Gelet op het voorgaande dienen de beroepen niet-ontvankelijk te worden verklaard wegens misbruik van recht. De rechtbank komt dan niet meer toe aan een inhoudelijke beoordeling van de uitspraken van de inspecteur van 30 november 2024.
Dwangsom
6. Voor zover belanghebbende heeft verzocht om toekenning van een dwangsom wijst de rechtbank dit af, nu sprake is van misbruik van recht en de verzoeken om ambtshalve vermindering kennelijk ongegrond zijn verklaard. Ten overvloede wijst de rechtbank erop dat de inspecteur binnen twee weken nadat hij in gebreke is gesteld alsnog een beslissing heeft genomen, zodat evenmin recht zou hebben bestaan op de gevraagde dwangsom.
Slot
7. De inspecteur heeft niet verzocht om een proceskostenvergoeding.

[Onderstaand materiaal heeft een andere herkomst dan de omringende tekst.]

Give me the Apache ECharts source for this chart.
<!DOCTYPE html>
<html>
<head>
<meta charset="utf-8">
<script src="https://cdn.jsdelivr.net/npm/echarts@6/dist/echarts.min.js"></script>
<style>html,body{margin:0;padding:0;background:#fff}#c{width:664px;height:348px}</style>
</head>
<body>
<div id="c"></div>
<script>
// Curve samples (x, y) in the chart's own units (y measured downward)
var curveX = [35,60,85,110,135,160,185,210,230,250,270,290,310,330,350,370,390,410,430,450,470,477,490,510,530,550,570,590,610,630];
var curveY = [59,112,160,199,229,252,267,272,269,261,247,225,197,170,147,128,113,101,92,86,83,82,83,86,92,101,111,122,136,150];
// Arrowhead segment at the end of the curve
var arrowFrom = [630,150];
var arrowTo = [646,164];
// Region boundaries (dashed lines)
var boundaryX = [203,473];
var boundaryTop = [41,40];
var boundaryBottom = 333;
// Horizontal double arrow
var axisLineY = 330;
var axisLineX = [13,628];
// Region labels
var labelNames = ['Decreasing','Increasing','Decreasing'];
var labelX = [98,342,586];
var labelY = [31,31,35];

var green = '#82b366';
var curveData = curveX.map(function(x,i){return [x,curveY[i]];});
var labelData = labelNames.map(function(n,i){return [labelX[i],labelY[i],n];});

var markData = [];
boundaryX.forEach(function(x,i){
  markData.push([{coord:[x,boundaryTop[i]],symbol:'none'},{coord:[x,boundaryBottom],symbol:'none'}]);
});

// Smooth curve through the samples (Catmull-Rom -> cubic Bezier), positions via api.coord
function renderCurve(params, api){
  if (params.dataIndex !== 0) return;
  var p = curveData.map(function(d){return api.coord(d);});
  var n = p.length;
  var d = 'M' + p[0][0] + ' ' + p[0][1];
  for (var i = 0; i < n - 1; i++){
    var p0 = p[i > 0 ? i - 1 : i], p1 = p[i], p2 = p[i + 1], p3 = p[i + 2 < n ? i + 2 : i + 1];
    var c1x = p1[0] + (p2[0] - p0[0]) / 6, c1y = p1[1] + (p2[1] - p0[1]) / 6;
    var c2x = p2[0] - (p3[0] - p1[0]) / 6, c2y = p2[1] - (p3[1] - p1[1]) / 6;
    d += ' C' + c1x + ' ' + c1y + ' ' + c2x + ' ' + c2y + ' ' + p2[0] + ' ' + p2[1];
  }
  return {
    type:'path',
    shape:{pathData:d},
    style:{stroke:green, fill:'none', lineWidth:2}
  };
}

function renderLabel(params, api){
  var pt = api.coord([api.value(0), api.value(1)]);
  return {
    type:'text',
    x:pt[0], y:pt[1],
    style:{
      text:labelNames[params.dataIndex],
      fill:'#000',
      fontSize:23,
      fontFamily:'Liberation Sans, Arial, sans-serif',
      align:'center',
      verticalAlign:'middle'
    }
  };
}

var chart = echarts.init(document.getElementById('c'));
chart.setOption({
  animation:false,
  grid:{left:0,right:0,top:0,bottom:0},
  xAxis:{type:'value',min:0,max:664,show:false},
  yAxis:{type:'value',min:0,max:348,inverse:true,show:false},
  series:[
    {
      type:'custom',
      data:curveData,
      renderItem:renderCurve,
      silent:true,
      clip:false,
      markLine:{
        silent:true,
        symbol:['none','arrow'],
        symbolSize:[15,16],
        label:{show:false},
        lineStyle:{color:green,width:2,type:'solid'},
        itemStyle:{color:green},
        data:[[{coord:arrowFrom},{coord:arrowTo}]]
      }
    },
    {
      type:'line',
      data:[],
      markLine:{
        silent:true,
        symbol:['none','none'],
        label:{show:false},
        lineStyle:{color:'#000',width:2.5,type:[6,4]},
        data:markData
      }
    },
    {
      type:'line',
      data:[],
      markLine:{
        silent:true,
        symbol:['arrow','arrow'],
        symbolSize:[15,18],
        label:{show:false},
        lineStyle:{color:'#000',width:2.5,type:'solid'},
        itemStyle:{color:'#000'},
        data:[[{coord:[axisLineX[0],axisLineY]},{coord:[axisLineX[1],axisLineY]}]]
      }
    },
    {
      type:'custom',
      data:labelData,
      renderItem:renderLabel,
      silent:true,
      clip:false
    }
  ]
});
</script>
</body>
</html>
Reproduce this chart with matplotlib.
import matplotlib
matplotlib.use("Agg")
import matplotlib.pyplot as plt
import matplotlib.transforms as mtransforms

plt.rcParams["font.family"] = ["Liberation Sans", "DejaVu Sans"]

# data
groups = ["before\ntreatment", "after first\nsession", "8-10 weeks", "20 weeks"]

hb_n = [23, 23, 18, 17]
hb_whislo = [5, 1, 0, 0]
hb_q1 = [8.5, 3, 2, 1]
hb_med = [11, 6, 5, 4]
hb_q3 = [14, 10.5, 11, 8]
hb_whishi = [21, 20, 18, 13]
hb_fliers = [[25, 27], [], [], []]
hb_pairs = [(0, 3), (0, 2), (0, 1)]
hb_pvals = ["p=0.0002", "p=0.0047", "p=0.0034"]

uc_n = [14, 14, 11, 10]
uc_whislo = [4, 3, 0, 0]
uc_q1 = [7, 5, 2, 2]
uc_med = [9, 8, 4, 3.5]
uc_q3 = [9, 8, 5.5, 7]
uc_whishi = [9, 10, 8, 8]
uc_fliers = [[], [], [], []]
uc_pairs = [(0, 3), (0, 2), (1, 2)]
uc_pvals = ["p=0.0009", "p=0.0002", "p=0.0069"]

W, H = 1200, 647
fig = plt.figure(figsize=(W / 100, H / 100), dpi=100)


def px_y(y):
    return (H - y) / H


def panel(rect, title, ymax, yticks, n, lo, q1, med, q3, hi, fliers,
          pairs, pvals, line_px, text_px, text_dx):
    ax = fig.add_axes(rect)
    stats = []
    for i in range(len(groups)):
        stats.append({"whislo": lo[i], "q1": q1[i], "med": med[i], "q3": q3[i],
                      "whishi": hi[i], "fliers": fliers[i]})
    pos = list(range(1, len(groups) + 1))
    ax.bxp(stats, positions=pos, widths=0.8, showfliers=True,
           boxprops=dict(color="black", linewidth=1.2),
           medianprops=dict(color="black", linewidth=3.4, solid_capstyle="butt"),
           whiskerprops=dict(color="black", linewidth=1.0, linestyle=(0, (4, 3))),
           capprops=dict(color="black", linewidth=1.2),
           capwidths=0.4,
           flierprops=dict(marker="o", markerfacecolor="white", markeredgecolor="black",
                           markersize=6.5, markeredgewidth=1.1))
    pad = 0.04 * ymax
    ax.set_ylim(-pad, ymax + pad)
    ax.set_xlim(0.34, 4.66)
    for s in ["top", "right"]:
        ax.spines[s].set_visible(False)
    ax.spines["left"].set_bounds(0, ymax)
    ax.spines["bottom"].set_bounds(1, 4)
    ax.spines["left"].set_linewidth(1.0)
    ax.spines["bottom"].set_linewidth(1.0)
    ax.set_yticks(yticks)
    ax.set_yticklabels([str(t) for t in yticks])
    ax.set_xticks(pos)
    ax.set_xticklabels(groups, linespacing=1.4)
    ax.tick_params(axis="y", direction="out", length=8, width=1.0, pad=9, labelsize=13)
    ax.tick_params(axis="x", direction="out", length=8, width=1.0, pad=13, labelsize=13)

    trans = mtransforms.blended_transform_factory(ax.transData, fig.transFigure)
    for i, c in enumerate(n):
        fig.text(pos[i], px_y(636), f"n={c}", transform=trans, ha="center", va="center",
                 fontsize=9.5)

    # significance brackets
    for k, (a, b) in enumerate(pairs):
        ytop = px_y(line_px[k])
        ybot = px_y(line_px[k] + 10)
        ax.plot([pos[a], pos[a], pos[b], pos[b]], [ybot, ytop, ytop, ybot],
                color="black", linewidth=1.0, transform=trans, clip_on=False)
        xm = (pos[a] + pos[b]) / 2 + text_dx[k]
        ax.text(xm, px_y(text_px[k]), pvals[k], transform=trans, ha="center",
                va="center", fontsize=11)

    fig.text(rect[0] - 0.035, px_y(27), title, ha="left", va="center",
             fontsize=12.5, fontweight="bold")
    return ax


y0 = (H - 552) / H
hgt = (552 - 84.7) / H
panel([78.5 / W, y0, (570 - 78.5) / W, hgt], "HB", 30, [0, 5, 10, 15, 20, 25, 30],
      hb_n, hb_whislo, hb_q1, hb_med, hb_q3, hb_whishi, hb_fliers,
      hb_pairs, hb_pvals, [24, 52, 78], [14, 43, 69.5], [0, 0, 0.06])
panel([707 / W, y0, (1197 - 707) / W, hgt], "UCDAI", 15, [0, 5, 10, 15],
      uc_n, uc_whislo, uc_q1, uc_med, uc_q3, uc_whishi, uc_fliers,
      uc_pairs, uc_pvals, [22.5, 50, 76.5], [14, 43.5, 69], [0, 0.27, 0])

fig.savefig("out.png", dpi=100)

De rechtbank wijst belanghebbende erop dat hij veroordeeld kan worden in de kosten van de wederpartij wanneer sprake is van kennelijk onredelijk gebruik van procesrecht. [12]

Conclusie en gevolgen

8. De beroepen zijn niet-ontvankelijk. De rechtbank beoordeelt de zaken daarom niet inhoudelijk. Belanghebbende krijgt het griffierecht niet terug. Hij krijgt ook geen vergoeding van zijn proceskosten.

Beslissing

De rechtbank:
- verklaart de beroepen niet-ontvankelijk;
- wijst het verzoek om toekenning van een dwangsom af.
Deze uitspraak is gedaan door mr. J.P.A. Boersma, rechter, in aanwezigheid van mr. F.A.J.M. Wouters, griffier, op 14 april 2025 en openbaar gemaakt door middel van geanonimiseerde publicatie op www.rechtspraak.nl.
griffier
rechter
Een afschrift van deze uitspraak is verzonden aan partijen op:

Informatie over hoger beroep

Een partij die het niet eens is met deze uitspraak, kan een hogerberoepschrift sturen naar het gerechtshof ‘s-Hertogenbosch waarin wordt uitgelegd waarom deze partij het niet eens is met deze uitspraak. Het hogerberoepschrift moet worden ingediend binnen zes weken na de dag waarop deze uitspraak is verzonden.
Digitaal hoger beroep instellen kan via “Formulieren en inloggen” op www.rechtspraak.nl. Hoger beroep instellen kan eventueel ook nog steeds door verzending van een brief aan het gerechtshof ‘s-Hertogenbosch (belastingkamer), Postbus 70583, 5201 CZ 's-Hertogenbosch.

Voetnoten

1.Gerechtshof Den Haag 10 juni 2016, ECLI:NL:GHDHA:2016:1737.
2.Artikel 6:20, derde lid, van de Algemene wet bestuursrecht (Awb).
3.Rechtbank Zeeland-West-Brabant 28 januari 2025, ECLI:NL:RBZWB:2025:446.
4.Rechtbank Zeeland-West-Brabant 12 februari 2025, ECLI:NL:RBZWB:2025:750.
5.Onder meer de uitspraken van deze rechtbank van 29 juni 2021, ECLI:NL:RBZWB:2021:3208, r.o. 4.8 en 4.9, 16 mei 2022, ECLI:NL:RBZWB:2022:2670, 14 juli 2023, ECLI:NL:RBZWB:2023:4983, r.o. 8, en 12 april 2024, ECLI:NL:RBZWB:2024:2447, r.o. 8.
6.Gerechtshof Den Haag 26 februari 2025, ECLI:NL:GHDHA:2025:529.
7.Artikel 8:31 van de Algemene wet bestuursrecht.
8.ABRvS 19 november 2014, ECLI:NL:RVS:2014:4129.
9.Hoge Raad 12 juli 2019, ECLI:NL:HR:2019:1173.
10.Rechtbank Zeeland-West-Brabant 12 april 2024, ECLI:NL:RBZWB:2024:2447, r.o. 8, en Rechtbank Zeeland-West-Brabant 29 juni 2021, ECLI:NL:RBZWB:2021:3208, r.o. 4.9.
11.Welk verzoek dit Hof heeft afgewezen op 26 februari 2025.
12.Op grond van artikel 8:84, vijfde lid, van de Awb jo. artikel 8:75 van de Awb.